The last chapter of the book is reserved for the wolf. In the hunting of the wolf, to near extinction, an echo of the European past of the new inhabitants of the US sounds through. Where other species such as beaver, bison, salmon, leatherback turtle or cod were (nearly) driven to extinction for economic purposes, it’s another story with the wolf. The battle was fought as if against the devil itself. A national campaign against the wolf proved very successful. It distinguished from 48 states with exception of the so-called ‘last wolves’: the nearly mythical individuals, who could not be tracked down.

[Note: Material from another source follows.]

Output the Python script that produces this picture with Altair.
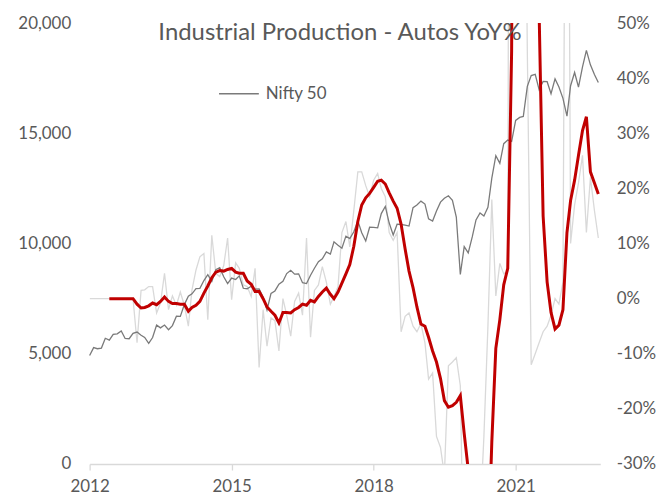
import altair as alt
import pandas as pd

# ---------------- data ----------------
start_month = "2012-01-01"
series_name = "Nifty 50"
title_text = "Industrial Production - Autos YoY%"
tick_years = ["2012", "2015", "2018", "2021"]
left_ticks = [0, 5000, 10000, 15000, 20000]
right_ticks = [-30, -20, -10, 0, 10, 20, 30, 40, 50]

nifty = [
    4924, 5279, 5229, 5259, 5703, 5620, 5880, 5905,
    6035, 5693, 5683, 5930, 5986, 5843, 5742, 5472, 5735, 6299, 6176, 6304,
    6090, 6277, 6704, 6696, 7230, 7611, 7721, 7954, 7965, 8322, 8588, 8283,
    8809, 8902, 8491, 8182, 8434, 8369, 8533, 7971, 7949, 8066, 7935, 7946,
    7564, 6987, 7738, 7850, 8160, 8288, 8639, 8786, 8611, 8626, 8224, 8186,
    8561, 8880, 9174, 9304, 9621, 9521, 10077, 9918, 9789, 10335, 10227, 10531,
    11028, 10493, 10114, 10739, 10736, 10714, 11357, 11681, 10930, 10387, 10877, 10863,
    10831, 10793, 11624, 11748, 11923, 11789, 11118, 11023, 11474, 11877, 12056, 12168,
    11962, 11202, 8598, 9860, 9580, 10302, 11073, 11388, 11248, 11642, 12969, 13982,
    13635, 14529, 14691, 14631, 15583, 15722, 15763, 17132, 17618, 17672, 16983, 17354,
    17340, 16794, 17465, 17103, 16585, 15780, 17158, 17759, 17094, 18012, 18758, 18105,
    17662, 17304,
]

autos_yoy = [0] * 12 + [
    -8, 1.5, 1.6, 2.2, 2.2, -2.6, -0.8, 4.6, -2, 0.5, -1.2, 1.2,
    -1.2, -5, 1.6, 5.2, 7.6, 8.2, -3.8, 11.5, 4.6, 4, 6, 11,
    -0.2, 6.5, 5.5, 2.5, 2.2, 0.4, 5.5, -12.5, -2, -8.6, -3.5, -4,
    -9.5, 0, -3, -6.8, -0.5, 1, -3, 11, -7, 1.5, 2.5, 5.8,
    3, -1, 0.4, 2.2, 12, 14, 9.4, 16, 23, 23, 20.5, 18.5,
    21.5, 22.7, 20, 18.5, 12, 10.6, 12, -6, -3.2, -2.6, -5, -6,
    -4.5, -8, -14.6, -13.5, -25, -27, -32, -12.2, -11.5, -10.7, -15.8, -55,
    -90, -85, -60, -40, -25, -5, 18, 0.5, 6.4, 4.5, 5, 300,
    250, 150, 120, 45, -12, -10, -8, -6, -5, -3, 0, -1,
    3, 150, 10, 17, 21, 26, 12, 22, 16, 11,
]

autos_yoy_6m = [None] * 5 + [0] * 7 + [
    -1.0, -1.7, -1.6, -1.3, -0.8, -1.1, -0.5, 0.3, -0.5, -0.9, -0.9, -1.0,
    -1.0, -2.3, -1.6, -1.2, -0.5, 1.0, 2.3, 3.8, 4.8, 5.1, 5.0, 5.3,
    5.5, 4.8, 4.6, 4.6, 3.2, 2.6, 1.3, 1.3, 0.0, -1.5, -2.3, -3.0,
    -4.4, -2.5, -2.5, -2.6, -2.0, -1.6, -1.0, -1.2, -0.3, -0.6, 0.4, 1.2,
    1.9, 0.8, 0.0, 1.2, 2.8, 4.5, 6.2, 9.5, 14.0, 17.0, 18.3, 19.1,
    20.2, 21.3, 21.5, 20.8, 19.2, 17.7, 16.4, 13.5, 9.0, 5.0, 2.0, -1.5,
    -4.6, -5.0, -7.0, -9.5, -11.5, -14.5, -18.5, -19.7, -19.4, -18.8, -17.6, -24.5,
    -31, -45, -60, -65, -62, -48, -26, -9, -3.8, 2.5, 5.5, 45,
    200, 250, 260, 230, 180, 120, 52, 15, 3, -2.5, -5.5, -4.8,
    -2, 12, 17.8, 21.5, 26, 30.5, 33, 23, 21, 19,
]

# ---------------- chart ----------------
dates = pd.date_range(start_month, periods=len(nifty), freq="MS")
df = pd.DataFrame({
    "date": dates,
    "nifty": nifty,
    "yoy": autos_yoy,
    "yoy6": autos_yoy_6m,
    "series": series_name,
})

FONT = "Lato"
TXT = "#595959"

x_enc = alt.X(
    "date:T",
    scale=alt.Scale(domain=[alt.DateTime(year=2012, month=1, date=1),
                            alt.DateTime(year=2022, month=10, date=16)]),
    axis=alt.Axis(
        values=[alt.DateTime(year=int(y), month=1, date=1) for y in tick_years],
        format="%Y", title=None, grid=False,
        domainColor="#d9d9d9", domainWidth=1.3,
        tickColor="#d9d9d9", tickWidth=1.3, tickSize=6,
        labelFont=FONT, labelFontSize=17, labelColor=TXT, labelPadding=9,
        labelFlush=False,
    ),
)

yoy_scale = alt.Scale(domain=[-30, 50], nice=False, zero=False)

base = alt.Chart(df)

raw_line = base.mark_line(color="#d9d9d9", strokeWidth=1.3, clip=True).encode(
    x=x_enc,
    y=alt.Y("yoy:Q", scale=yoy_scale,
            axis=alt.Axis(orient="right", values=right_ticks,
                          labelExpr="datum.value + '%'", title=None, grid=False,
                          domain=False, ticks=False, labelFont=FONT,
                          labelFontSize=17, labelColor=TXT, labelPadding=16)),
)

nifty_line = base.mark_line(strokeWidth=1.3).encode(
    x=alt.X("date:T"),
    y=alt.Y("nifty:Q", scale=alt.Scale(domain=[0, 20000], nice=False, zero=False),
            axis=alt.Axis(orient="left", values=left_ticks, format=",.0f",
                          title=None, grid=False, domain=False, ticks=False,
                          labelFont=FONT, labelFontSize=17, labelColor=TXT,
                          labelPadding=19)),
    color=alt.Color("series:N",
                    scale=alt.Scale(domain=[series_name], range=["#7a7a7a"]),
                    legend=alt.Legend(orient="none", legendX=129, legendY=50,
                                      title=None, symbolType="stroke",
                                      symbolSize=1600, symbolStrokeWidth=1.3,
                                      labelFont=FONT, labelFontSize=17,
                                      labelColor=TXT, labelOffset=6, padding=0)),
)

smooth_line = base.mark_line(color="#c00000", strokeWidth=3, clip=True).encode(
    x=alt.X("date:T"),
    y=alt.Y("yoy6:Q", scale=yoy_scale, axis=None),
)

chart = (
    alt.layer(raw_line, nifty_line, smooth_line)
    .resolve_scale(y="independent")
    .properties(
        width=513, height=443,
        title=alt.TitleParams(text=title_text, font=FONT, fontSize=24,
                              fontWeight="normal", color=TXT, anchor="middle",
                              frame="group", offset=-31, dx=-5),
        padding={"left": 82, "top": 14, "right": 57, "bottom": 30},
        autosize=alt.AutoSizeParams(type="none"),
        background="white",
    )
    .configure_view(stroke=None)
)

chart.save("out.html", embed_options={"renderer": "svg", "actions": False})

One such late wolf, named the ‘Custer Wolf’ alone was held responsible for the killing of five hundred horses, cows and calves and got a ‘bounty’ on his head of $ 500,-. Being protected by the Endangered Species Act of 1974 the wolf is now slowly on its way back after being re-introduced in Yellowstone in 1995. The reintroduction proved so successful that the wolf is delisted from ESA and just months after the delisting hundred wolves had been shot again. So also in the US the battle isn’t over yet.

At the end Nicholls goes into strategies for effectively protecting nature and comes to the conclusion (very shortly summarized) that privately owned reserves and wildlife in the end might be a better solution than commonly owned nature, with fishing reserves as an example. Food for discussion.